(#135568) WELTUNTERGANG. Max Valier.

WELTUNTERGANG. München: Verlag Natur und Kultur A. G., 1923. Octavo, pp. [1-4] 5 [6] 7-187 [188] [189-192: ads], 10 full-page drawings by Valier and 12 smaller figures in the text, original pictorial tan wrappers printed in brown and black, fore and bottom edges untrimmed. Second, expanded edition. An early book by Valier, a speculation on various ways the Earth might be destroyed, largely by close encounters or collisions with objects in space -- the moon, rogue planets, meteors, etc. -- for which Valier has carefully plotted trajectories (plates 1-10). According to Valier's preface, the text of WELTUNTERGANG [Doomsday] (The cover title is WELTENDE [World's End].) is expanded from a smaller work issued by the same publisher in early 1922. Max Valier (1893-1930), Austrian amateur rocket enthusiast and space popularizer, was an early promoter of the use of rockets for space flight. Educated in physics at the University of Innsbruck, he experimented with rockets in the 1920s with the Verein für Raumschiffahrt (Society for Space Travel) which he helped found and of which Wernher von Braun and Hermann Oberth were prominent members. His nontechnical book DER VORSTOSS IN DEN WELTENRAUM [The Advance into Space] spread Oberth's ideas to a wide audience.
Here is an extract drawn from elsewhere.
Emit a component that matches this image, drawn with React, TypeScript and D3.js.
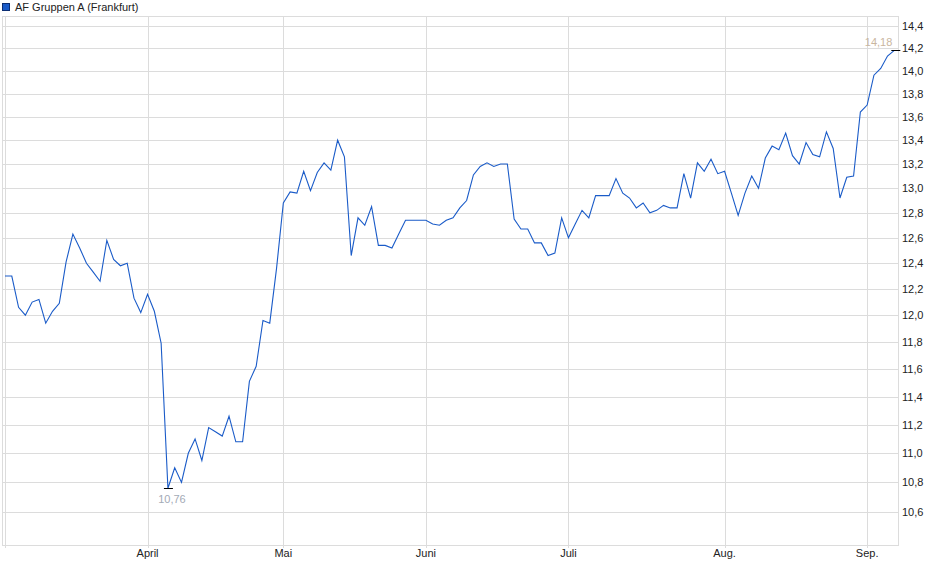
import React from "react";
import * as d3 from "d3";

const title = "AF Gruppen A (Frankfurt)";

// Closing prices per trading day (Mar – early Sep)
const prices: number[] = [
  12.30, 12.30, 12.06, 12.00, 12.10, 12.12, 11.94, 12.03, 12.09, 12.41,
  12.63, 12.52, 12.40, 12.33, 12.26, 12.58, 12.43, 12.38, 12.40, 12.13,
  12.02, 12.16, 12.03, 11.79, 10.76, 10.90, 10.80, 11.00, 11.10, 10.95,
  11.18, 11.15, 11.12, 11.26, 11.08, 11.08, 11.51, 11.62, 11.96, 11.94,
  12.36, 12.88, 12.97, 12.96, 13.14, 12.98, 13.13, 13.21, 13.15, 13.40,
  13.26, 12.46, 12.76, 12.70, 12.85, 12.54, 12.54, 12.52, 12.63, 12.74,
  12.74, 12.74, 12.74, 12.71, 12.70, 12.74, 12.76, 12.84, 12.90, 13.11,
  13.18, 13.21, 13.18, 13.20, 13.20, 12.75, 12.67, 12.67, 12.56, 12.56,
  12.46, 12.48, 12.76, 12.60, 12.71, 12.82, 12.76, 12.94, 12.94, 12.94,
  13.08, 12.96, 12.92, 12.84, 12.88, 12.80, 12.82, 12.86, 12.84, 12.84,
  13.12, 12.92, 13.21, 13.14, 13.24, 13.12, 13.14, 12.96, 12.78, 12.96,
  13.10, 13.00, 13.25, 13.35, 13.32, 13.46, 13.27, 13.20, 13.38, 13.28,
  13.26, 13.47, 13.33, 12.92, 13.09, 13.10, 13.64, 13.70, 13.96, 14.02,
  14.13, 14.18,
];

const monthLabels = ["", "April", "Mai", "Juni", "Juli", "Aug.", "Sep."];
const monthStartIndex = [0, 21, 41, 62, 83, 106, 127];

const yTicks = [10.6, 10.8, 11.0, 11.2, 11.4, 11.6, 11.8, 12.0, 12.2, 12.4, 12.6, 12.8, 13.0, 13.2, 13.4, 13.6, 13.8, 14.0, 14.2, 14.4];
const yDomain = [10.382, 14.491];

const W = 940;
const H = 579;
const left = 3;
const right = 898;
const top = 16;
const bottom = 545;

const fmt = (v: number, d: number) => v.toFixed(d).replace(".", ",");
const crisp = (v: number) => Math.round(v) + 0.5;

export default function App() {
  const x = d3.scaleLinear().domain([0, prices.length - 1]).range([5, 894.3]);
  const y = d3.scaleLog().domain(yDomain).range([bottom, top]);
  const line = d3
    .line<number>()
    .x((_, i) => x(i))
    .y((d) => y(d));

  const minVal = d3.min(prices)!;
  const maxVal = d3.max(prices)!;
  const minIdx = prices.indexOf(minVal);
  const maxIdx = prices.lastIndexOf(maxVal);

  return (
    <svg
      width={W}
      height={H}
      style={{ position: "absolute", left: 0, top: 0, background: "#fff" }}
      fontFamily="'Liberation Sans', Arial, sans-serif"
    >
      {/* legend */}
      <rect x={2.5} y={3.5} width={7} height={7} fill="#1a5bc8" stroke="#0b2e73" strokeWidth={1} />
      <text x={15} y={11} fontSize={11} fill="#222">
        {title}
      </text>

      {/* horizontal grid */}
      {yTicks.map((t) => (
        <line key={"h" + t} x1={left} x2={right} y1={crisp(y(t))} y2={crisp(y(t))} stroke="#dcdcdc" strokeWidth={1} />
      ))}
      {/* vertical grid */}
      {monthStartIndex.map((m, i) => (
        <line
          key={"v" + i}
          x1={crisp(x(m))}
          x2={crisp(x(m))}
          y1={top}
          y2={bottom + 3}
          stroke="#dcdcdc"
          strokeWidth={1}
        />
      ))}
      {/* frame */}
      <rect x={left - 0.5} y={top + 0.5} width={right - left + 1} height={bottom - top} fill="none" stroke="#dcdcdc" strokeWidth={1} />

      {/* y labels */}
      {yTicks.map((t) => (
        <text key={"yl" + t} x={902} y={y(t) + 4} fontSize={11} fill="#222">
          {fmt(t, 1)}
        </text>
      ))}
      {/* month labels */}
      {monthStartIndex.map((m, i) =>
        monthLabels[i] ? (
          <text key={"ml" + i} x={x(m)} y={557} fontSize={11} fill="#222" textAnchor="middle">
            {monthLabels[i]}
          </text>
        ) : null
      )}

      {/* price line */}
      <path d={line(prices) || ""} fill="none" stroke="#1a5bc8" strokeWidth={1.1} />

      {/* min marker */}
      <line x1={x(minIdx) - 4} x2={x(minIdx) + 5} y1={crisp(y(minVal))} y2={crisp(y(minVal))} stroke="#000" strokeWidth={1} />
      <text x={x(minIdx) + 4} y={y(minVal) + 15} fontSize={11} fill="#a3aab6" textAnchor="middle">
        {fmt(minVal, 2)}
      </text>
      {/* max marker */}
      <line x1={x(maxIdx) - 3} x2={x(maxIdx) + 6} y1={crisp(y(maxVal))} y2={crisp(y(maxVal))} stroke="#000" strokeWidth={1} />
      <text x={x(maxIdx) - 2} y={y(maxVal) - 4} fontSize={11} fill="#c9b6a0" textAnchor="end">
        {fmt(maxVal, 2)}
      </text>
    </svg>
  );
}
Valier was also interested in using rockets to propel ground vehicles and, together with Fritz von Opel and Friedrich Sander, built the world's first rocket-powered automobile in 1928. Two years later, aged only 37, Valier was killed when a small, steel-cased LOX/alcohol engine, designed for use in the Opel-RAK 7 rocket car, exploded during a test run in his laboratory. Brandt, Der deutsche Zukunftsroman 1918-1945, p. 369. Bloch (2002) 3186. Ex-Bibliothek Kapuzinerkloster with small bookplate on inner front wrapper, small ink stamp on title page and shelf label to spine. Some page edges dog-eared, pulpy paper tanned, overall, a very good copy of a fragile and uncommon production. KVK reports 7 copies. OCLC reports 5 copies in U.S. libraries. (#135568).